Tuesday, 17 December 2013

Third Report of the Constitutional Convention - Same-Sex Marriage: Statements

 

7:20 pm

Photo of Charles FlanaganCharles Flanagan (Laois-Offaly, Fine Gael) | Oireachtas source

In the few moments available to me, I wish to agree fully with every line of the Minister's speech. Therefore, I will not refer to any points he made as he summed up my views on the issue. I thank him for his leadership in this area. I also wish to acknowledge the work of the Constitutional Convention. I believe that the convention has a solid future, notwithstanding the current narrow remit. I would ask the Government to extend its remit, perhaps even on a permanent basis.

My concern this evening is with the operation and planning for the referendum. I believe that low turnout for referendums is a major cause for concern, and we need to review radically how we do them. Any future referendums must be carefully planned and orchestrated. The recent result of the Seanad referendum should be examined in detail to consider why people voted as they did, and why 60% of the electorate did not bother at all to vote. Qualitative research on this topic is vital, as we need to determine how opinions were formed on the subject matter, and how these views were changed or confirmed during the course of the campaign. We need to know how and why a majority in favour of abolition four weeks before the campaign became a minority on the day. Factors such as the popularity or otherwise of the Government, the communication of the message and the motivation of the voter all affected turnout. We need to obtain hard data on voter behaviour before we go to the polls again.

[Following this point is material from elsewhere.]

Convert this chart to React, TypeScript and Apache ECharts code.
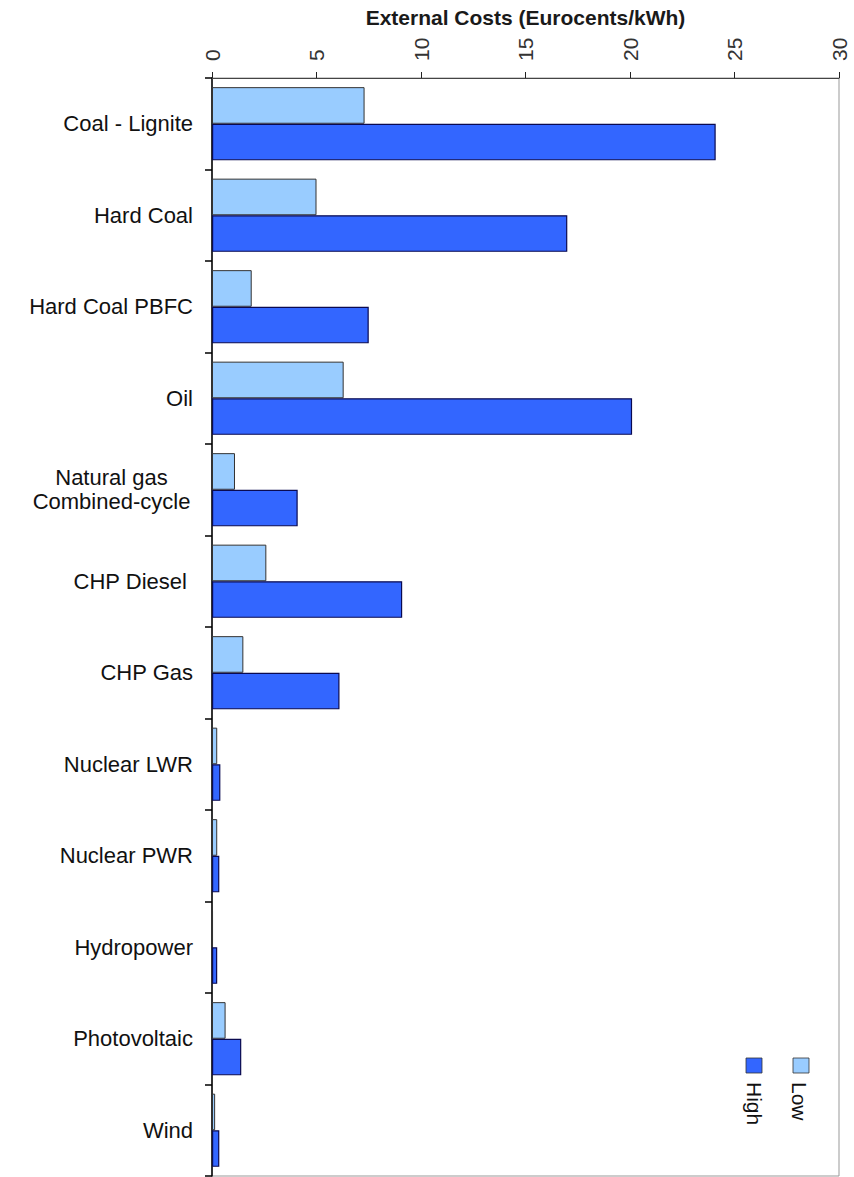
import React, { useEffect, useRef } from "react";
import * as echarts from "echarts";

const categories = [
  "Coal - Lignite",
  "Hard Coal",
  "Hard Coal PBFC",
  "Oil",
  "Natural gas\nCombined-cycle",
  "CHP Diesel ",
  "CHP Gas",
  "Nuclear LWR",
  "Nuclear PWR",
  "Hydropower",
  "Photovoltaic",
  "Wind",
];
const seriesNames = ["Low", "High"];
const lowValues = [7.3, 5.0, 1.9, 6.3, 1.1, 2.6, 1.5, 0.25, 0.25, 0.05, 0.65, 0.15];
const highValues = [24.1, 17.0, 7.5, 20.1, 4.1, 9.1, 6.1, 0.4, 0.35, 0.25, 1.4, 0.35];
const axisMin = 0;
const axisMax = 30;
const axisInterval = 5;
const axisTitle = "External Costs (Eurocents/kWh)";

const FONT = "'Liberation Sans', Arial, sans-serif";
const LOW_COLOR = "#99ccff";
const HIGH_COLOR = "#3366ff";

export default function App() {
  const ref = useRef<HTMLDivElement>(null);
  useEffect(() => {
    if (!ref.current) return;
    const chart = echarts.init(ref.current, undefined, { renderer: "svg" });
    const option: any = {
      animation: false,
      backgroundColor: "#ffffff",
      grid: {
        left: 212,
        right: 15,
        top: 78,
        bottom: 1,
        show: true,
        borderColor: "#999999",
        borderWidth: 1,
        containLabel: false,
        outerBoundsMode: "none",
      },
      xAxis: {
        type: "value",
        position: "top",
        min: axisMin,
        max: axisMax,
        interval: axisInterval,
        name: axisTitle,
        nameLocation: "middle",
        nameGap: 50,
        nameTextStyle: {
          fontFamily: FONT,
          fontWeight: "bold",
          fontSize: 21,
          color: "#1a1a1a",
        },
        axisLine: { show: true, lineStyle: { color: "#444", width: 1 } },
        axisTick: { show: true, length: 6, lineStyle: { color: "#222" } },
        axisLabel: {
          rotate: -90,
          margin: 17,
          fontFamily: FONT,
          fontSize: 21,
          color: "#333",
        },
        splitLine: { show: false },
      },
      yAxis: {
        type: "category",
        data: categories,
        inverse: true,
        axisLine: { show: true, lineStyle: { color: "#000", width: 1.5 } },
        axisTick: { show: true, length: 7, lineStyle: { color: "#000", width: 1.5 } },
        axisLabel: {
          margin: 19,
          fontFamily: FONT,
          fontSize: 22,
          color: "#111",
          formatter: (v: string) =>
            v.indexOf("\n") >= 0
              ? v
                  .split("\n")
                  .map((s) => "{c|" + s + "}")
                  .join("\n")
              : v,
          rich: {
            c: {
              width: 163,
              align: "center",
              fontFamily: FONT,
              fontSize: 22,
              color: "#111",
              lineHeight: 24,
            },
          },
        },
      },
      series: [
        {
          name: seriesNames[0],
          type: "bar",
          data: lowValues,
          barCategoryGap: "20%",
          barGap: "0%",
          itemStyle: { color: LOW_COLOR, borderColor: "#333", borderWidth: 1 },
        },
        {
          name: seriesNames[1],
          type: "bar",
          data: highValues,
          barCategoryGap: "20%",
          barGap: "0%",
          itemStyle: { color: HIGH_COLOR, borderColor: "#0a0a50", borderWidth: 1.2 },
        },
      ],
      graphic: [
        {
          type: "rect",
          shape: { x: 746, y: 1058, width: 16, height: 15 },
          style: { fill: HIGH_COLOR, stroke: "#333", lineWidth: 0.8 },
        },
        {
          type: "rect",
          shape: { x: 793, y: 1058, width: 16, height: 15 },
          style: { fill: LOW_COLOR, stroke: "#333", lineWidth: 0.8 },
        },
        {
          type: "text",
          x: 754,
          y: 1082,
          rotation: -Math.PI / 2,
          style: {
            text: seriesNames[1],
            fontFamily: FONT,
            fontSize: 21,
            fill: "#111",
            textAlign: "left",
            textVerticalAlign: "middle",
          },
        },
        {
          type: "text",
          x: 799,
          y: 1082,
          rotation: -Math.PI / 2,
          style: {
            text: seriesNames[0],
            fontFamily: FONT,
            fontSize: 21,
            fill: "#111",
            textAlign: "left",
            textVerticalAlign: "middle",
          },
        },
      ],
    };
    chart.setOption(option);
    return () => chart.dispose();
  }, []);
  return (
    <div
      ref={ref}
      style={{ position: "fixed", left: 0, top: 0, width: 854, height: 1177, background: "#fff" }}
    />
  );
}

Recent limited research underlines the need for a publicity campaign to be carried out over a much longer period of time, the information or publicity to be transmitted in different ways than through the Referendum Commission, and that the campaign should be broadened way beyond the narrow party political elite that we have seen in recent referendums. Without detailed voter research, we are left with speculation by pundits and armchair experts which makes for great political entertainment and post-mortems, but is of little or no scientific value. If the Department of the Environment, Community and Local Government does not conduct the research itself, then I suggest that a sum of money be made available to academia or political scientists so that they can do the job, because it is crucially important.

Aspects of the ludicrous McKenna and Coughlan Supreme Court judgments need to be addressed.